Unisex—there’s a term we haven’t used since the late 90s. So how did it find its way onto the Vivienne Westwood runway on the fifth day of the Paris shows where women wore broad-shouldered tailoring and men dresses? Maybe it starts with that wave of neo-feminism that’s been washing over fashion and its surrounding world for some time now. It could be sourced from those irreverent London designers — Meadham Kirchhoff, Craig Green, Ed Marler — whose clothes are worn so nonchalantly by both sexes, or perhaps all credit goes to Alessandro Michele’s new androgynous vision for Gucci. Rumor has it his first men’s show in January had to be made so quickly, he simply used some early samples from the upcoming women’s collection on boys. If that’s true, he’s got a soul mate in the Queen of Punk.
“Trousers for women, yes! Dresses for men, the same dresses that women wear? Do that! It takes a lot of trial and error. Dresses without a woman’s waist!” Dame Vivienne wrote in her show notes. “I love the change in proportion: the big shoulders give a small head — it’s so sexual because it’s new, it makes you look at the person from outside. It’s all so sexual because we’re looking at people with new eyes.” Her show — walked by Gwendoline Christie and Paz de la Huerta; women, who are both easily transformable into the androgynous — pretty much did what it said on the tin, but it’s a statement that never stops feeling powerful. A bride and groom closed the show, she in a suit, he in a dress, and they were hot. They kissed and it was sexy. Not in a humorous or twisted or gay or straight way — it was just sexy. Dame Vivienne and Andreas Kronthaler followed suit, consecrating their show with a marital runway kiss.
Neil Barrett’s fall/winter 15 collection played with the idea of what his teenage idol, Siouxsie Sioux, would look like in Neil Barrett circa right now. “When I was at school, I’d go see her in concert in London. It was that sort of 80s idea. What would that ex-punk wear nowadays?” Barrett said at his presentation. Back then, Sioux wasn’t averse to the odd menswear element, fashioning a punkish style that could transform any garment into something sexy, women’s or men’s. “It is just one thing for me.
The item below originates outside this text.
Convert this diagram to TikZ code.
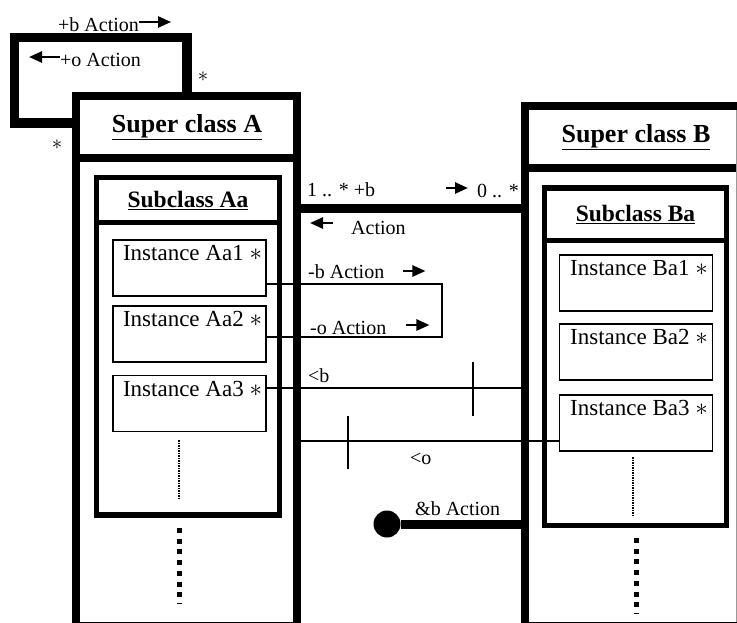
\documentclass[tikz,border=0pt]{standalone}
\usepackage{fontspec}
\setmainfont{Liberation Serif}
\usetikzlibrary{arrows.meta}

\begin{document}
\begin{tikzpicture}[x = 1pt, y = -1pt,
	heavy/.style = {line width = 8.5pt},
	superbox/.style = {draw, heavy, fill = white, inner sep = 0pt},
	subbox/.style = {draw, line width = 5.5pt, fill = white, inner sep = 0pt},
	inst/.style = {draw, line width = 1.8pt, fill = white, inner sep = 0pt, minimum width = 153pt, minimum height = 56pt},
	link/.style = {line width = 1.6pt},
	assoc/.style = {line width = 9pt},
	lbl/.style = {inner sep = 0pt, font = \fontsize{20}{24}\selectfont},
	head/.style = {inner sep = 0pt, font = \fontsize{26}{30}\selectfont\bfseries},
	subhead/.style = {inner sep = 0pt, font = \fontsize{23.5}{28}\selectfont\bfseries},
	itxt/.style = {inner sep = 0pt, font = \fontsize{23}{27}\selectfont, anchor = north, xshift = 3pt, yshift = -6pt},
	dirarr/.style = {line width = 2.5pt, -{Triangle[length = 13pt, width = 11pt]}}]
	\useasboundingbox (0,0) rectangle (737,622);
	\clip (0,0) rectangle (737,622);
	
	% super classes
	\node[superbox, minimum width = 221pt, minimum height = 530pt] (supA) at (186.5,361) {};
	\node[superbox, minimum width = 220pt, minimum height = 520pt] (supB) at (635,366) {};
	\coordinate (hA) at (0,158);
	\coordinate (hB) at (0,168);
	\draw[heavy] (hA -| supA.west) -- (hA -| supA.east);
	\draw[heavy] (hB -| supB.west) -- (hB -| supB.east);
	\draw[line width = 0.8pt, black!40] (736.5,110) -- (736.5,622);
	\node[head] (tA) at (187,127) {\underline{Super class A}};
	\node[head] (tB) at (636,137) {\underline{Super class B}};
	
	% subclasses
	\node[subbox, minimum width = 183pt, minimum height = 337.5pt] (subAa) at (188,346.25) {};
	\node[subbox, minimum width = 182pt, minimum height = 337.5pt] (subBa) at (635.5,356.75) {};
	\coordinate (hAa) at (0,222.5);
	\coordinate (hBa) at (0,240.5);
	\draw[line width = 5.5pt] (hAa -| subAa.west) -- (hAa -| subAa.east);
	\draw[line width = 5.5pt] (hBa -| subBa.west) -- (hBa -| subBa.east);
	\node[subhead] (tAa) at (188,200) {\underline{Subclass Aa}};
	\node[subhead] (tBa) at (635.5,214) {\underline{Subclass Ba}};
	
	% instances
	\foreach \n/\y in {1/268, 2/334, 3/403.5}
		\node[inst, label = {[itxt]north:Instance Aa\n{} $\ast$}] (aa\n) at (189.5,\y) {};
	\foreach \n/\y in {1/283, 2/352, 3/423}
		\node[inst, label = {[itxt]north:Instance Ba\n{} $\ast$}] (ba\n) at (636,\y) {};
	
	\draw[line width = 1.5pt, densely dotted] (179,440) -- (179,498);
	\draw[line width = 5pt, dash pattern = on 5pt off 5.7pt] (179,528) -- (179,603);
	\draw[line width = 1.5pt, densely dotted] (633,457) -- (633,515);
	\draw[line width = 5pt, dash pattern = on 5pt off 5.7pt] (636,538) -- (636,613);
	
	% self association of A
	\coordinate (selfa) at (187,37.5);
	\coordinate (selfb) at (14.5,123);
	\draw[assoc, line width = 9.5pt] (supA.north -| selfa) -- (selfa) -| (selfb) -- (selfb -| supA.west);
	\node[lbl, anchor = west] (pb) at (58,25) {+b Action};
	\draw[dirarr] ([yshift = 3pt]pb.east) -- ++(32,0);
	\node[lbl, anchor = west] (po) at (60,60) {+o Action};
	\draw[dirarr] ([yshift = 3pt]po.west) -- ++(-31,0);
	\node[lbl] (ma1) at (203,77) {$\ast$};
	\node[lbl] (ma2) at (57,145) {$\ast$};
	
	% association A -- B
	\coordinate (ab) at (0,208);
	\draw[assoc] (ab -| supA.east) -- (ab -| supB.west);
	\node[lbl, anchor = west] (mab) at (307,190) {1 .. * +b};
	\node[lbl, anchor = west] (mba) at (477,191) {0 .. *};
	\draw[dirarr] ([xshift = -31pt, yshift = 3pt]mba.west) -- ++(22,0);
	\node[lbl, anchor = west] (act) at (351,228) {Action};
	\draw[dirarr] ([xshift = -18pt, yshift = 5pt]act.west) -- ++(-23,0);
	
	% instance links
	\coordinate (brk) at (442,310);
	\draw[link] ([yshift = -16pt]aa1.east) -| (brk) |- ([yshift = -3pt]aa2.east);
	\node[lbl, anchor = west] (mb) at (308,272) {-b Action};
	\draw[dirarr] ([xshift = 19pt, yshift = 1pt]mb.east) -- ++(22,0);
	\node[lbl, anchor = west] (mo) at (310,328) {-o Action};
	\draw[dirarr] ([xshift = 20pt, yshift = 3pt]mo.east) -- ++(23,0);
	
	\coordinate (lb) at (0,388);
	\draw[link] (aa3.east |- lb) -- (supB.west |- lb);
	\coordinate (tkb) at (473,389);
	\draw[link] ([yshift = 27pt]tkb) -- ([yshift = -27pt]tkb);
	\node[lbl, anchor = west] (lblb) at (308,376) {<b};
	
	\coordinate (lo) at (0,441);
	\draw[link] (supA.east |- lo) -- (ba3.west |- lo);
	\coordinate (tko) at (348,442.5);
	\draw[link] ([yshift = 26.5pt]tko) -- ([yshift = -26.5pt]tko);
	\node[lbl, anchor = west] (lblo) at (410,459) {<o};
	
	\node[circle, fill, inner sep = 0pt, minimum size = 27pt] (amp) at (387,524) {};
	\draw[assoc] (amp) -- (supB.west |- amp);
	\node[lbl, anchor = west] (lamp) at (415,509) {\&b Action};
\end{tikzpicture}
\end{document}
It’s a total blend of men’s and women’s,” Barrett said, walking through his collection of brilliant outerwear — bikers, cloaks, coats — and the sexy garments he’d put underneath, from long body-hugging skirts to mannish trousers and luxe angora knits. “They become one story rather than being men’s pieces or women’s. That doesn’t count anymore. And it’s not really that sort of non-sexual situation. It’s not androgyny,” he noted.
“People make such a big thing of it,” Barrett said, referring to the labels attached to gender and clothes. “I’ve always done men’s for women, but I somehow feel it’s gone beyond androgyny. That is a piece of the women’s wardrobe, it’s not necessarily a man’s piece for a woman. It’s gone beyond that — for so many years. It’s a non-issue.” While Gucci was definitely ‘androgynous’ and Vivienne Westwood was doubtlessly ‘unisex,’ Barrett had a point. Fashion and wearers of fashion today hardly need labels like that to define their style or sexuality. In other words, a women’s perfume smells as good on a man as it does on a woman. “What are we talking about?” Dame Vivienne concluded in her show notes. “Time: human beings have forgotten more than we know. But we sort of know what’s human. Let’s go for it: Study the past. There’s a hint of it in the future.” Preach.